Esta vez sí les pregunté de dónde eran. Ambos al ser tapatíos despertaron en mí el interés en saber lo que para ellos significa ser ciudadanos de esta linda ciudad.
Rafael no solo se siente orgulloso de ser tapatío pues también considera que todos cargamos con la responsabilidad de conservar nuestra cultura, no avergonzarnos de dónde venimos y sobre todo compartir lo hermoso de nuestra raíz. Para David ser tapatío es un regalo, pues al contar con tradiciones tan bonitas el cree que es importante conocer su origen y cuidarlas.

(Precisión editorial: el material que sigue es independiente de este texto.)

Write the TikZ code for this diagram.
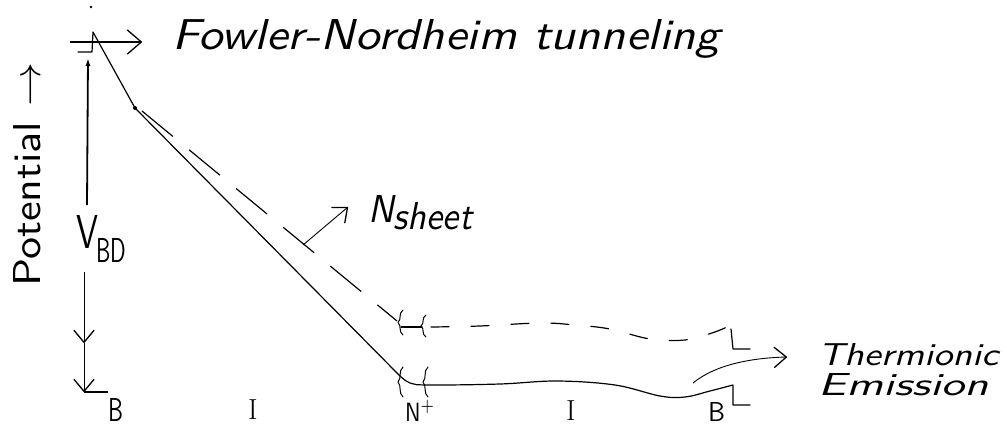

Rafael me contó como hace unos ayeres las calandrias aportaban mayor atracción turística. Todos los catorce de febrero (Por el aniversario de la ciudad) se realizaba un evento llamado la guerra de las flores. Era realidad gracias al ayuntamiento y en ésta celebración las calandrias ofrecían un recorrido por las cuatro plazas de manera gratuita, al abordar se les entregaba claveles que serían arrojados por las calles. Sin embargo desde el inicio de los dos mil dejó de realizarse.
Después de adentrarme y conocer esta bella tradición, el viaje llegó a su fín. Descendí con el anhelo de que las calandrias permanezcan no solo en recuerdos. Son parte de nuestra cultura, sería triste ver cómo desaparecen. Agradecí a Rafael y a David por el recorrido. Me tomé una foto con ellos y pasé a retirarme.